Launching early 2018, the platform will connect Aruba’s numerous boutiquel hotels to a prospective market. Built on Ethereum, the platform offers the use of Blockchain to incorporate smart contracts. These smart contracts offer a more efficient, customizable and secure interface for dealings between customers and vendors. This move is part of Aruba’s overarching plan to implement a “Smart Island Strategy” that aims to make the country run on 100% renewable energy by 2020.
Similarly, the Australia firm Webjet partnered with Microsoft to announce a Proof-of-Concept solution that uses Blockchain to streamline it’s hotel reservations. They claim it will:
- Remove the risk of data inaccuracies – ensuring all parties are paid the correct and agreed amounts and boosting customer experiences as bookings are not lost or inaccurate
- Streamline payment processes – invoices are captured and paid in a timely manner with significantly reduced reconciliation costs
- Boost data security – made of individual data nodes and as a read/write-once database, blockchain reduces fraud and establishes trust and accountability
- Resolve pain points in the payment process – wholesalers and hotels can focus on improving the customer experience, rather than addressing issues in the booking process.
Webjet’s Managing Director, John Guscic said “Globally, hotel room wholesaling is a hundred-billion-dollar marketplace. Every day there are millions of transactions taking place and a single hotel stay could involve five or more transactions in the distribution chain. This marketplace can be prone to data discrepancies due to the volume of bookings passing through multiple systems. Between five and 10% of bookings can be impacted or, in other words, up to 10 billion dollars’ worth of transactions”.

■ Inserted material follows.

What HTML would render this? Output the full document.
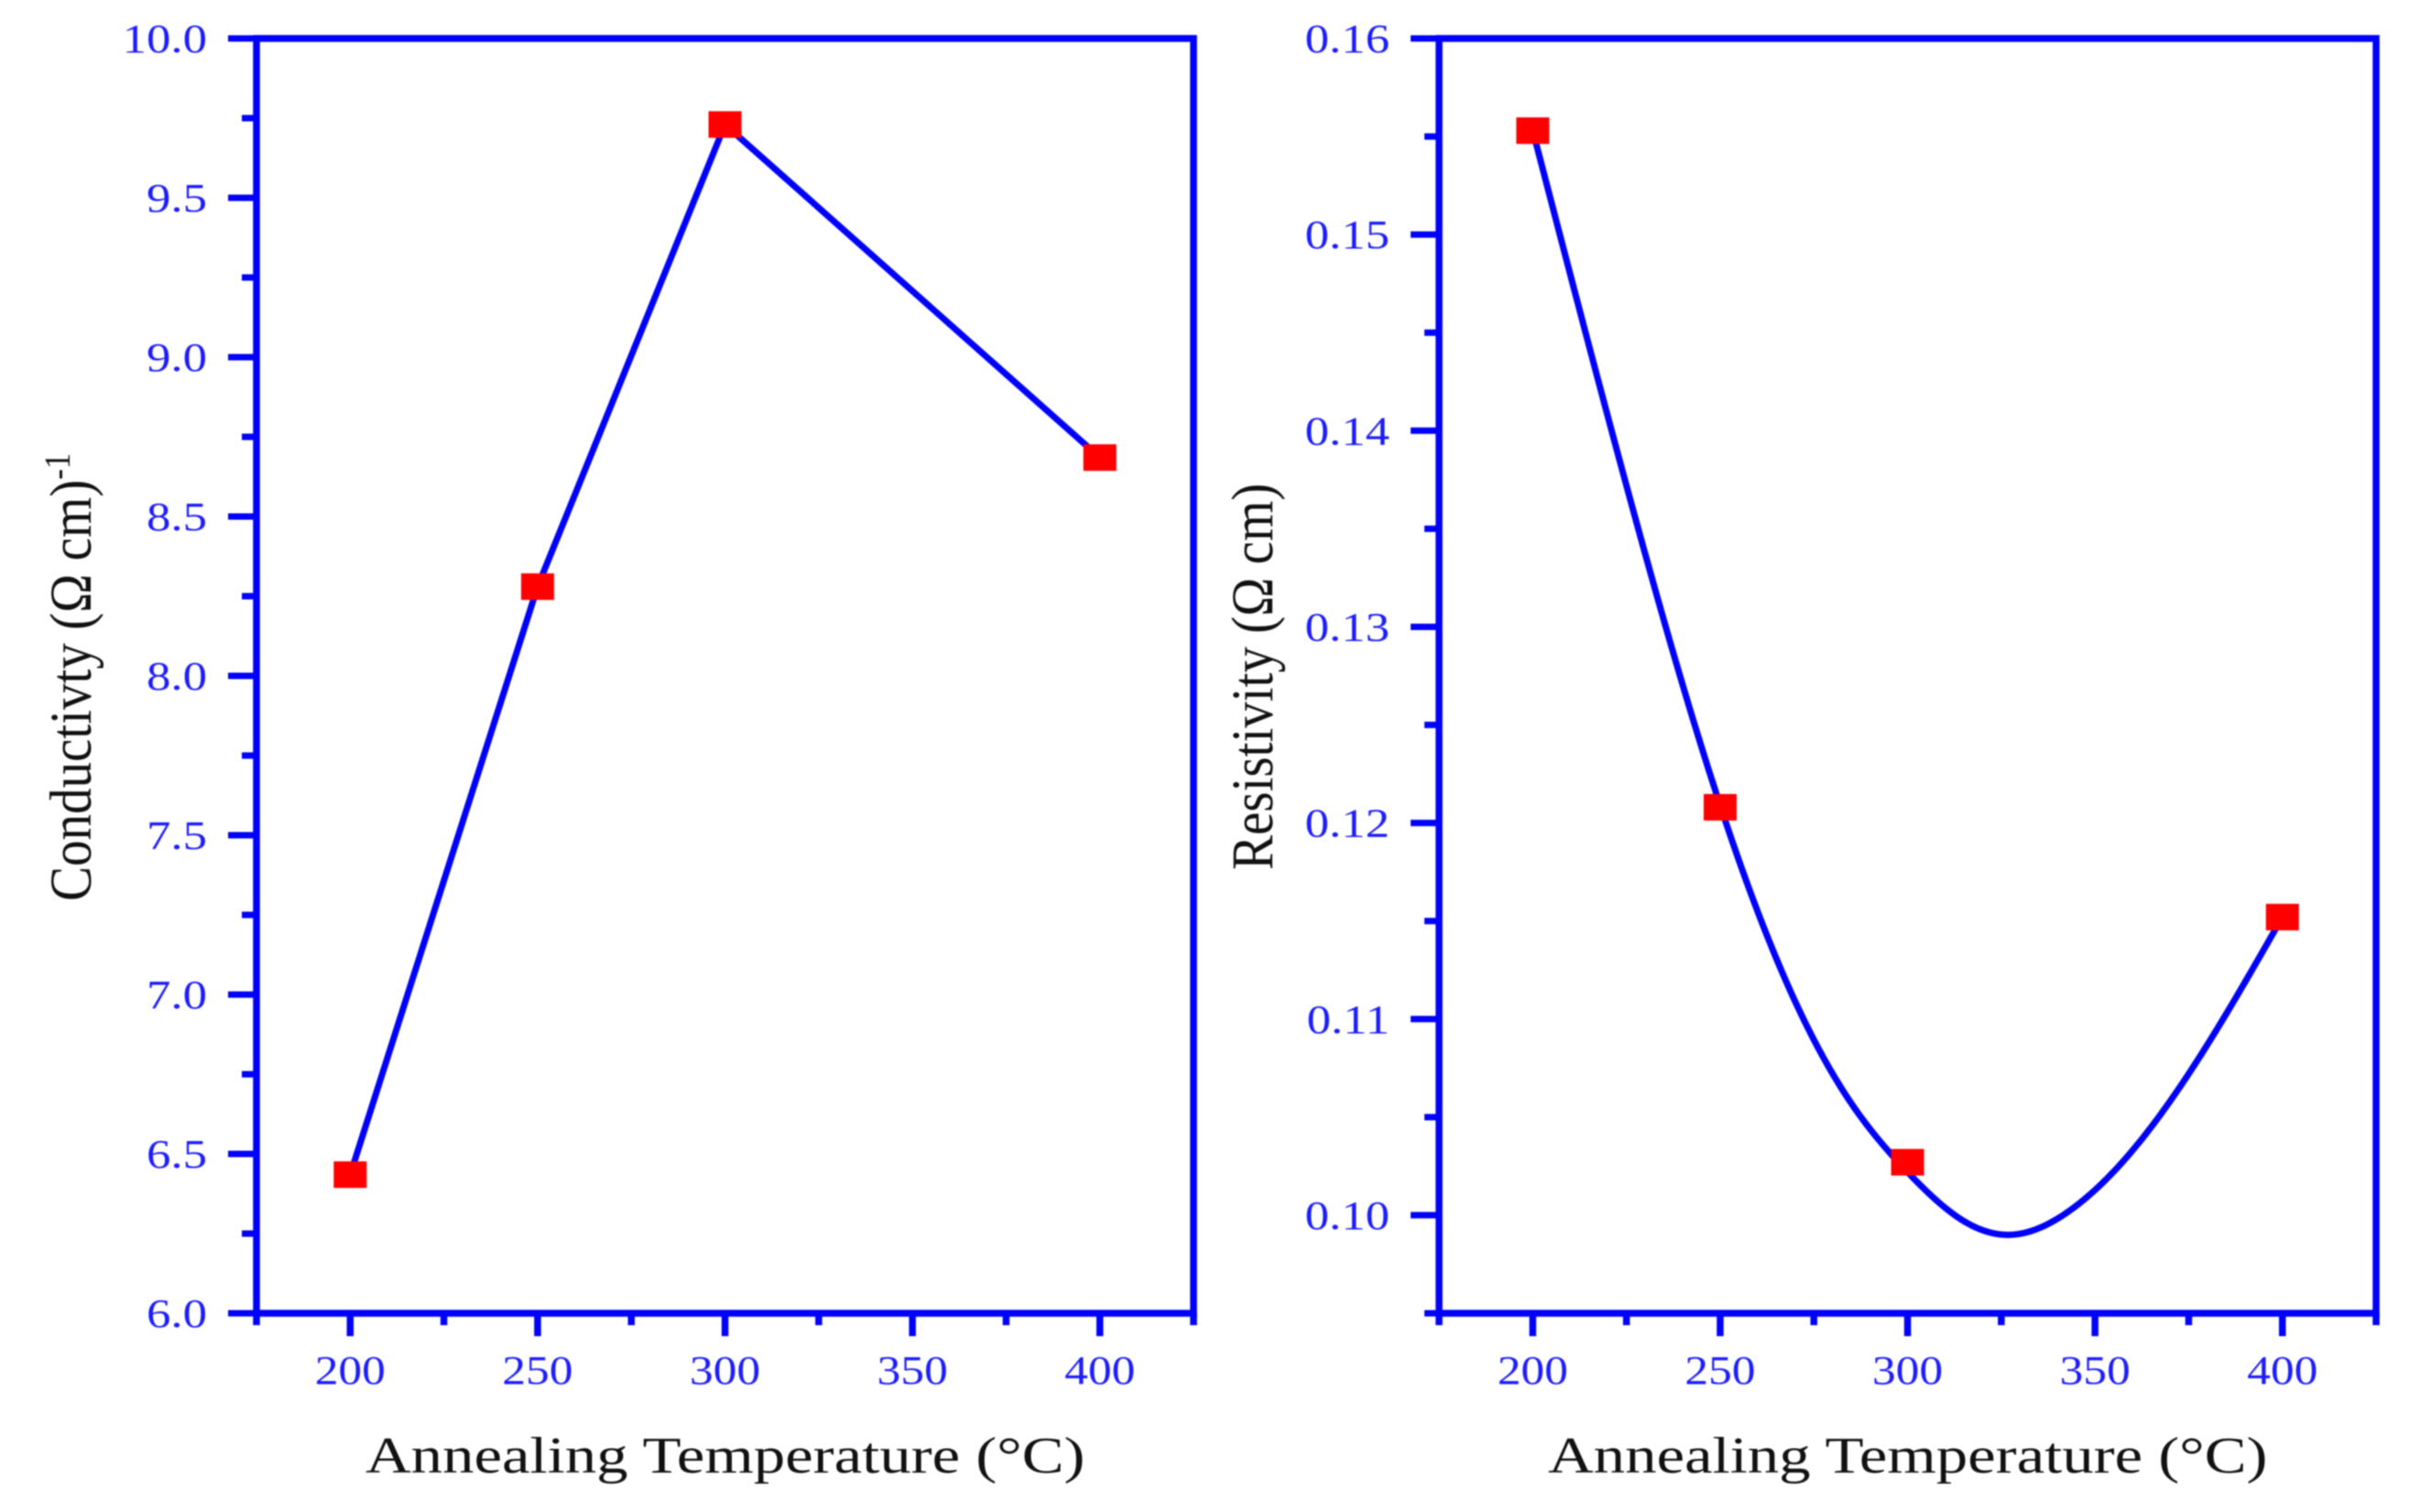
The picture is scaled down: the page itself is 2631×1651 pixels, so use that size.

From Worldgo’s perspective, we are trusted with a client’s budget, as well as highly personal information such as passport numbers and personal travel preferences. Having Blockchain as an ‘unhackable’ platform to store these ‘blocks’, and to process unique transactions eliminates a host of potential risk issues, and with the aid of a crystal ball, it should be able to reduce transactional fees. A reduction in errors and omissions as well as transactional savings could be enough to make a noticeable improvement on everyone’s bottom line.